Marriage And Infidelity: Wake of Damage


When two people are married they enter into an association that each hope will be a life time of sharing their lives and experiences with someone they can love, trust and grow old with. Most couples desire to build a strong, happy relationship that will foster a happy, healthy environment to raise children while also providing a comfortable home for them to escape the everyday pressures of the rest of the world.

However, with the busy lives people lead today, more time is spent away from their partners and in the company of others that often provide temptation for some individuals to seek the companionship of someone other than the person they have promised themselves to.

This busy, hectic lifestyle has led many people, both men and women, down the path of marital infidelity that may have otherwise remained faithful to their spouses and their marriage vows. With less time spent with their partners and families, cheating spouses often don't see the harm their extra marital affairs can cause to their marriages simply because of how convenient the opportunity for temptation may have been.

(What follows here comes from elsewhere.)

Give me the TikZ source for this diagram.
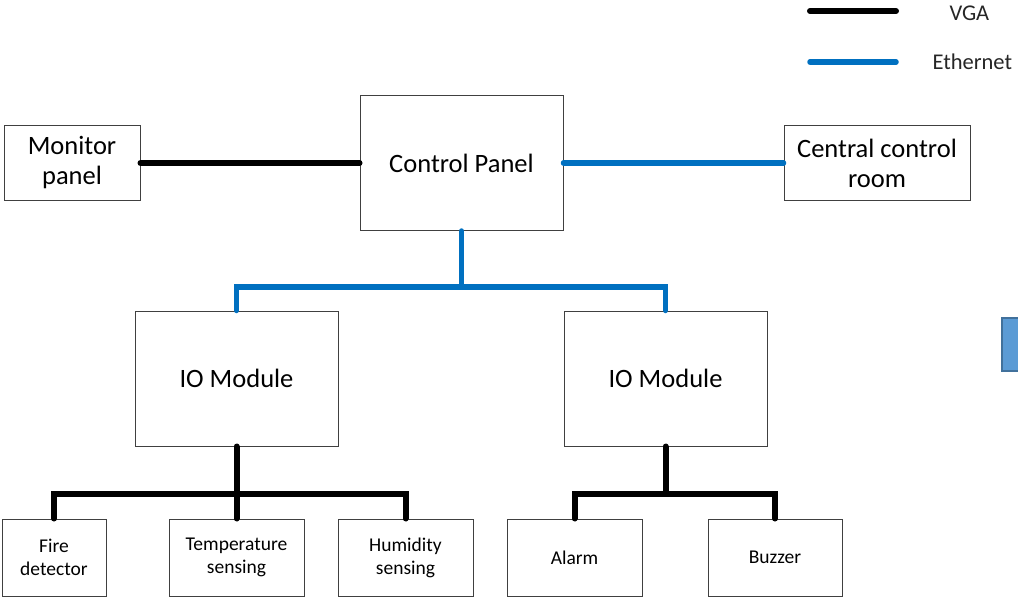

Regardless, as to why someone may have entered into infidelity; marriage is a commitment that requires dedication from both partners to keep the pledges they made to each other when they were joined in the union of marriage.

To understand why marriage and infidelity cannot coexist in a relationship, it must be understood that every marriage bond is made up of three basic components; these are love, trust and intimacy, with each being just as important to the health of the marriage union as the others.

Infidelity in a marriage replaces the closeness between the married couple with intimacy between the cheating spouses and their new found lovers, thus weakening the confidence between the married partners. Once this aspect of the relationship has been disturbed it directly affects the ties of trust and love. Where trust being the hardest and most time consuming to rebuild after the fact. And, love being the most durable attribute of a couples association, once gone, leaves no chance of rebuilding the relationship.

This is why marital infidelity is so damaging to a good relationship. It's not just only a betrayal of trust, or love, or intimacy, but of all three aspects of the marriage union with one single action of deceit.

Unfortunately, most people find out the consequence of the damage caused by infidelity in a marriage only after marital infidelity has caused its wake of destruction in their relationship.